Myth of the racist cabbie - rational discrimination versus racism
National Review, Oct 9, 1995 by Dinesh D'Souza
These facts suggest how hollow it sounds to accuse cabdrivers of "prejudice" and "stereotypes." While we can be sure that racist taxidrivers would discriminate, not all taxidrivers who discriminate are racist.
MICHELLE Joo, an Asian-American shopkeeper in Washington, D.C., acknowledges that she discriminates based on race. When deciding whether to let people into her jewelry and cosmetics store, she tells the Washington Post, "I look at the face." She won't open the door "if he looks ugly, if he's holding a bottle in a paper bag, if he's dirty.... If some guy looks kind, I let him in." Young black men are kept out if they seem rowdy, Miss Joo says. Usually they react by banging on her glass windows. One may say that Michelle Joo has no fixed policy of keeping blacks out. Nor does she have a quota about the number she will admit. Rather, she seems to be a prudent statistician. She employs race as one factor, but not the only factor, in her decision-making. As a means to ensure her security and business survival, she is practicing what may be termed rational discrimination.
Thousands of other store owners in major cities make similar decisions every day.
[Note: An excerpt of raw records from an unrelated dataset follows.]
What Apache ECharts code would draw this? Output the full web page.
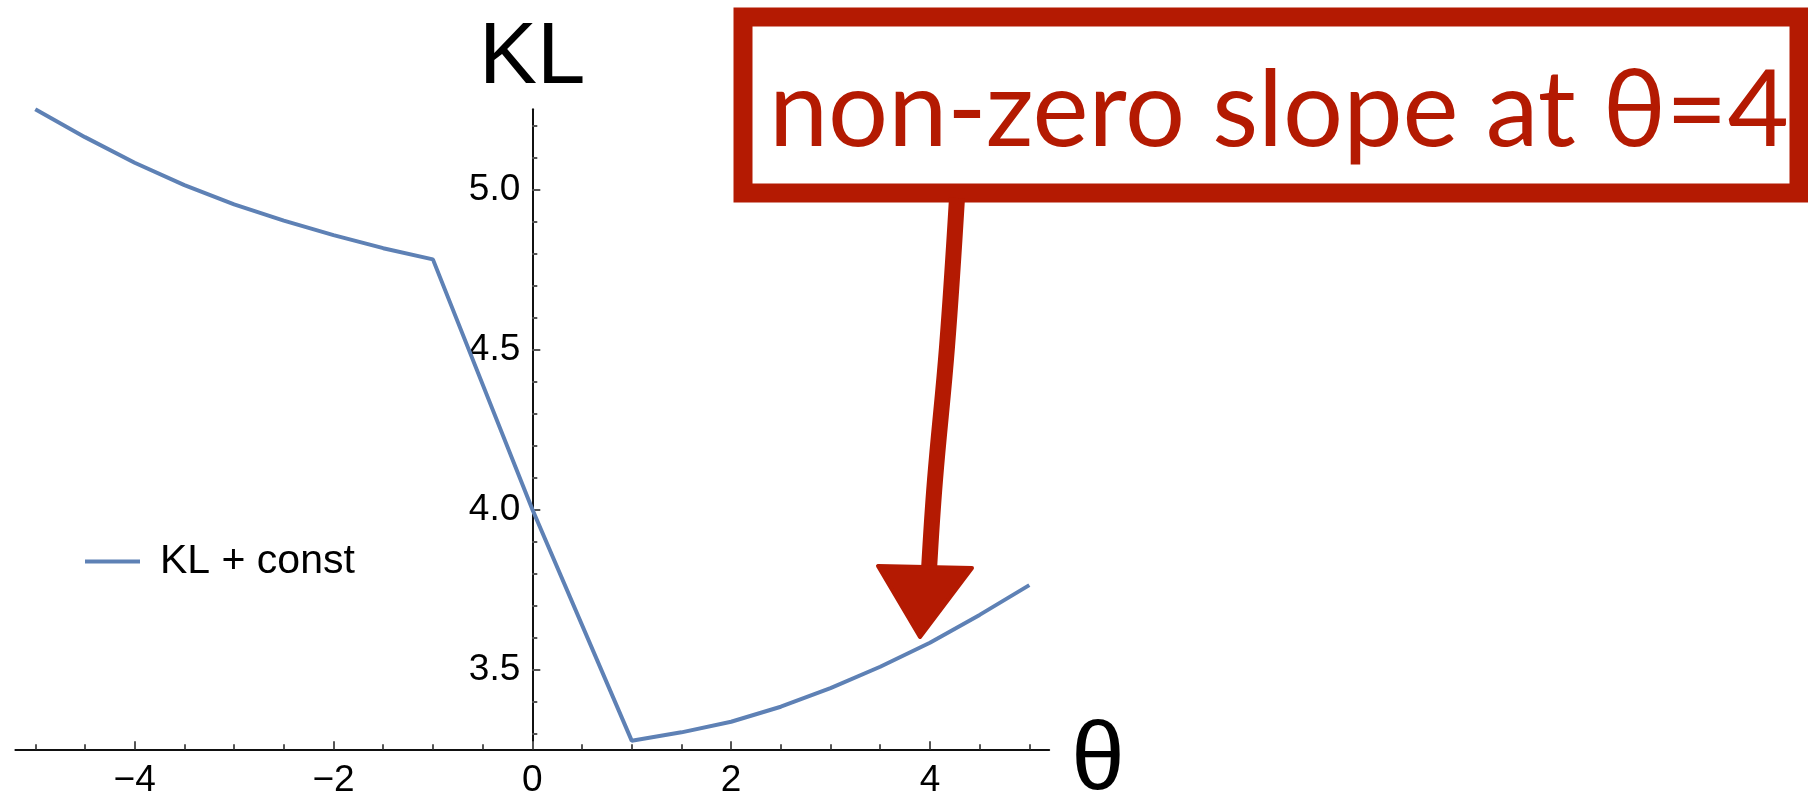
<!DOCTYPE html>
<html>
<head>
<meta charset="utf-8">
<script src="https://cdn.jsdelivr.net/npm/echarts@6/dist/echarts.min.js"></script>
<style>
  html, body { margin: 0; padding: 0; background: #fff; }
  #chart { width: 1808px; height: 803px; }
</style>
</head>
<body>
<div id="chart"></div>
<script>
// values
const thetaValues = [-5, -4.5, -4, -3.5, -3, -2.5, -2, -1.5, -1, 0, 1, 1.5, 2, 2.5, 3, 3.5, 4, 4.5, 5]
const klValues = [5.25, 5.163, 5.083, 5.013, 4.953, 4.902, 4.857, 4.816, 4.781, 4.0,
  3.277, 3.303, 3.336, 3.383, 3.441, 3.508, 3.583, 3.670, 3.763]
const seriesName = 'KL + const'

// ticks
const xMajorTicks = [-4, -2, 0, 2, 4]
const xMinorTicks = [-5, -4.5, -3.5, -3, -2.5, -1.5, -1, -0.5, 0.5, 1, 1.5, 2.5, 3, 3.5, 4.5, 5]
const yMajorTicks = [3.5, 4.0, 4.5, 5.0]
const yMinorTicks = [3.3, 3.4, 3.6, 3.7, 3.8, 3.9, 4.1, 4.2, 4.3, 4.4, 4.6, 4.7, 4.8, 4.9, 5.1, 5.2]

const noteText = 'non-zero slope at θ=4'

const axisFont = 'Liberation Sans, Arial, sans-serif'
const red = '#b41a02'
const axisColor = '#111'
const tickColor = '#555'

// plot box, theta = 0 sits at gridLeft + 5.2 units
const gridLeft = 15.4
const gridWidth = 1033.8
const yAxisShift = -(gridWidth / 10.4) * 5.2

const chart = echarts.init(document.getElementById('chart'))

const minorAxisX = {
  type: 'value', min: -5.2, max: 5.2, position: 'bottom',
  axisLine: { show: false, onZero: false },
  axisTick: { inside: true, length: 5, customValues: xMinorTicks, lineStyle: { color: tickColor, width: 2 } },
  axisLabel: { show: false },
  splitLine: { show: false }
}
const minorAxisY = {
  type: 'value', min: 3.25, max: 5.25, position: 'left', offset: yAxisShift,
  axisLine: { show: false, onZero: false },
  axisTick: { inside: true, length: 5, customValues: yMinorTicks, lineStyle: { color: tickColor, width: 2 } },
  axisLabel: { show: false },
  splitLine: { show: false }
}

const option = {
  animation: false,
  backgroundColor: '#fff',
  grid: { left: gridLeft, top: 109.3, width: gridWidth, height: 640, containLabel: false, outerBoundsMode: 'none' },
  legend: {
    data: [seriesName],
    left: 85,
    top: 541,
    padding: 0,
    icon: 'rect',
    itemWidth: 55,
    itemHeight: 4,
    textStyle: { fontFamily: axisFont, fontSize: 41, color: '#000', padding: [0, 0, 0, 15] }
  },
  xAxis: [
    {
      type: 'value', min: -5.2, max: 5.2, position: 'bottom',
      name: 'θ', nameLocation: 'end', nameGap: 22,
      nameTextStyle: { fontFamily: axisFont, fontSize: 96, color: '#000', verticalAlign: 'top', lineHeight: 26 },
      axisLine: { onZero: false, lineStyle: { color: axisColor, width: 2 } },
      axisTick: { inside: true, length: 8, customValues: xMajorTicks, lineStyle: { color: tickColor, width: 2 } },
      axisLabel: {
        customValues: xMajorTicks, margin: 13, fontFamily: axisFont, fontSize: 37, color: '#000',
        formatter: v => (v < 0 ? '\u2212' + Math.abs(v) : String(v))
      },
      splitLine: { show: false }
    },
    minorAxisX
  ],
  yAxis: [
    {
      type: 'value', min: 3.25, max: 5.25, position: 'left', offset: yAxisShift,
      name: 'KL', nameLocation: 'end', nameGap: 7,
      nameTextStyle: { fontFamily: axisFont, fontSize: 87, color: '#000' },
      axisLine: { onZero: false, lineStyle: { color: axisColor, width: 2 } },
      axisTick: { inside: true, length: 8, customValues: yMajorTicks, lineStyle: { color: tickColor, width: 2 } },
      axisLabel: {
        customValues: yMajorTicks, margin: 12, fontFamily: axisFont, fontSize: 37, color: '#000',
        formatter: v => v.toFixed(1)
      },
      splitLine: { show: false }
    },
    minorAxisY
  ],
  series: [
    {
      name: seriesName,
      type: 'line',
      xAxisIndex: 0,
      yAxisIndex: 0,
      symbol: 'none',
      color: '#5e81b5',
      lineStyle: { width: 4, color: '#5e81b5' },
      data: thetaValues.map((t, i) => [t, klValues[i]]),
      z: 3
    }
  ],
  // hand drawn note in the corner
  graphic: [
    {
      type: 'rect', z: 100,
      shape: { x: 743, y: 17, width: 1056, height: 176 },
      style: { fill: 'none', stroke: red, lineWidth: 19 }
    },
    {
      type: 'text', z: 100, x: 1279, y: 112,
      style: { text: noteText, fontFamily: 'Lato', fontSize: 106, fill: red, align: 'center', verticalAlign: 'middle' }
    },
    {
      type: 'polyline', z: 100,
      shape: { points: [[957, 198], [947, 347], [935, 480], [929, 570]], smooth: 0.4 },
      style: { stroke: red, lineWidth: 16, fill: null }
    },
    {
      type: 'polygon', z: 100,
      shape: { points: [[878, 566], [972, 568], [920, 637]] },
      style: { fill: red, stroke: red, lineWidth: 4, lineJoin: 'round' }
    }
  ]
}

chart.setOption(option)
</script>
</body>
</html>
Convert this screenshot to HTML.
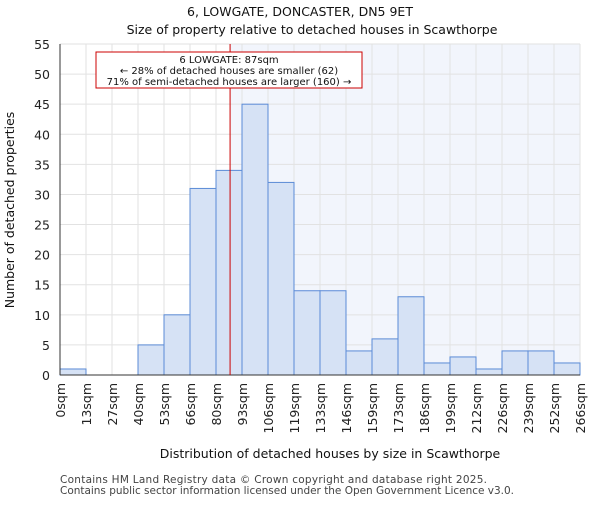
<!DOCTYPE html>
<html><head><meta charset="utf-8"><style>body{margin:0;background:#fff}svg text{font-family:"DejaVu Sans","Liberation Sans",sans-serif}</style></head>
<body>
<svg id="c" width="600" height="500" xmlns="http://www.w3.org/2000/svg"></svg>
<script>
const binLabels=["0sqm","13sqm","27sqm","40sqm","53sqm","66sqm","80sqm","93sqm","106sqm","119sqm","133sqm","146sqm","159sqm","173sqm","186sqm","199sqm","212sqm","226sqm","239sqm","252sqm","266sqm"];
const binEdges=[0,13.3,26.6,39.9,53.2,66.5,79.8,93.1,106.4,119.7,133,146.3,159.6,172.9,186.2,199.5,212.8,226.1,239.4,252.7,266];
const counts=[1,0,0,5,10,31,34,45,32,14,14,4,6,13,2,3,1,4,4,2];
const yTicks=[0,5,10,15,20,25,30,35,40,45,50,55];
const marker=87;
const NS="http://www.w3.org/2000/svg",svg=document.getElementById('c');
const L=60,R=580,T=44,B=375;
const x=v=>L+(v-binEdges[0])/(binEdges[binEdges.length-1]-binEdges[0])*(R-L);
const y=v=>B-v/55*(B-T);
function mk(t,a,p){const e=document.createElementNS(NS,t);for(const k in a)e.setAttribute(k,a[k]);(p||svg).appendChild(e);return e;}
mk('rect',{x:x(marker),y:T,width:R-x(marker),height:B-T,fill:'#f2f5fc'});
yTicks.forEach(v=>{const g=mk('line',{x1:L,x2:R,y1:y(v),y2:y(v),stroke:'#e2e2e2'});

const t=mk('text',{x:L-10,y:y(v)+5,'text-anchor':'end','font-size':12.5,fill:'#222'});t.textContent=v;
});
binEdges.forEach((v,i)=>{mk('line',{x1:x(v),x2:x(v),y1:T,y2:B,stroke:'#e2e2e2'});
const t=mk('text',{transform:`translate(${x(v)+5},${B+8}) rotate(-90)`,'text-anchor':'end','font-size':12.5,fill:'#222'});t.textContent=binLabels[i];
});
counts.forEach((c,i)=>{if(!c)return;const r=mk('rect',{x:x(binEdges[i]),y:y(c),width:x(binEdges[i+1])-x(binEdges[i]),height:B-y(c),fill:'#d6e2f5',stroke:'#5b8bd6','stroke-width':1});
});
mk('line',{x1:L,x2:L,y1:T,y2:B,stroke:'#333'});mk('line',{x1:L,x2:R,y1:B,y2:B,stroke:'#333'});
const ml=mk('line',{x1:x(marker),x2:x(marker),y1:T,y2:B,stroke:'#cc0000','stroke-width':1});

</script>
<svg width="600" height="500" style="position:absolute;left:0;top:0" xmlns="http://www.w3.org/2000/svg">
<g>
<rect x="96" y="52" width="266" height="36" fill="#fff" stroke="#cc0000"/>
<text x="229" y="63" text-anchor="middle" font-size="10" fill="#111">6 LOWGATE: 87sqm</text>
<text x="229" y="74" text-anchor="middle" font-size="10" fill="#111">← 28% of detached houses are smaller (62)</text>
<text x="229" y="85" text-anchor="middle" font-size="10" fill="#111">71% of semi-detached houses are larger (160) →</text>
</g>
<text x="300" y="16" text-anchor="middle" font-size="12.5" fill="#111">6, LOWGATE, DONCASTER, DN5 9ET</text>
<text x="312" y="34" text-anchor="middle" font-size="12.5" fill="#111">Size of property relative to detached houses in Scawthorpe</text>
<text x="330" y="458" text-anchor="middle" font-size="12.5" fill="#111">Distribution of detached houses by size in Scawthorpe</text>
<text transform="translate(14,210) rotate(-90)" text-anchor="middle" font-size="12.5" fill="#111">Number of detached properties</text>
<text x="60" y="483" font-size="10.5" fill="#444" textLength="427">Contains HM Land Registry data © Crown copyright and database right 2025.</text>
<text x="60" y="494" font-size="10.5" fill="#444" textLength="454">Contains public sector information licensed under the Open Government Licence v3.0.</text>
</svg>
</body></html>
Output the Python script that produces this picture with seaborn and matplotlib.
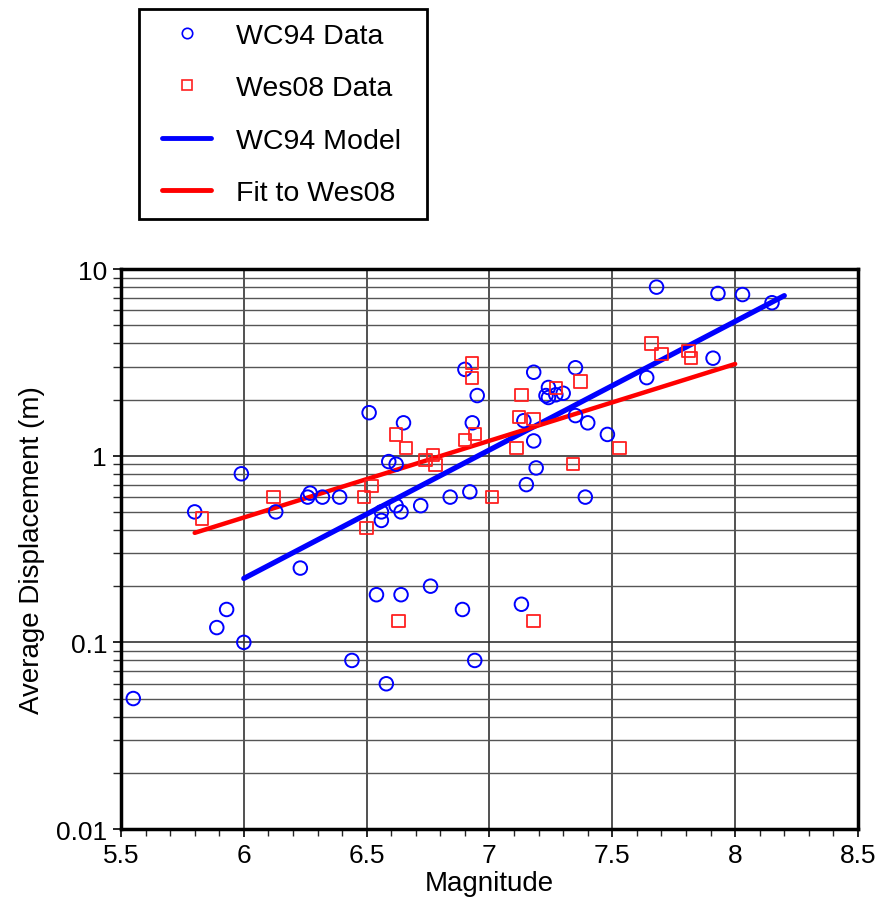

So do countless women -- black, white, Hispanic, and Asian -- who come across black males in circumstances they consider not entirely safe. Regardless of their general attitudes about civil rights, they do what they feel is necessary in each particular case. Shopkeepers scurry to the front of the store where they can monitor the exit. Female pedestrians may clutch their purse more tightly or cross the street if approached by one or more young black men. Sometimes people snap the locks on their car doors as African-American youths walk by.
The psychological toll of such reactions is high. If you are black, columnist William Raspberry says, it is unusual to find yourself treated as an individual, and to receive the kind of consideration that whites expect. In The Rage of a Privileged Class, Ellis Cose describes a typical justification for black rage: "Why am I constantly treated as if I were a drug addict, a thief, or a thug?" Many who echo these sentiments also question the basis for group judgments about blacks. Legal scholar Charles Ogletree argues that "99 per cent of black people don't commit crimes."
Blacks make up approximately 12 per cent of the nation's population. Yet according to Uniform Crime Reports, published annually by the FBI, blacks account for 39 per cent of those arrested for aggravated assault, 42 per cent of those arrested for weapons possession, 43 per cent of those arrested for rape, 55 per cent of those arrested for murder, and 61 per cent of those arrested for robbery. Even discounting for the possibility of some racial bias in criminal arrests, it seems clear that the average black person is between three and six times as likely to be arrested for a crime as the average white person.
Young black males are arrested and convicted of crimes at an astonishingly high rate. According to the Sentencing Project, a liberal advocacy group, about 25 per cent of young black men in America are in prison, on probation, or on parole on any given day. For whites, the figure is 6 per cent. In major cities, the figures for young black men are even higher.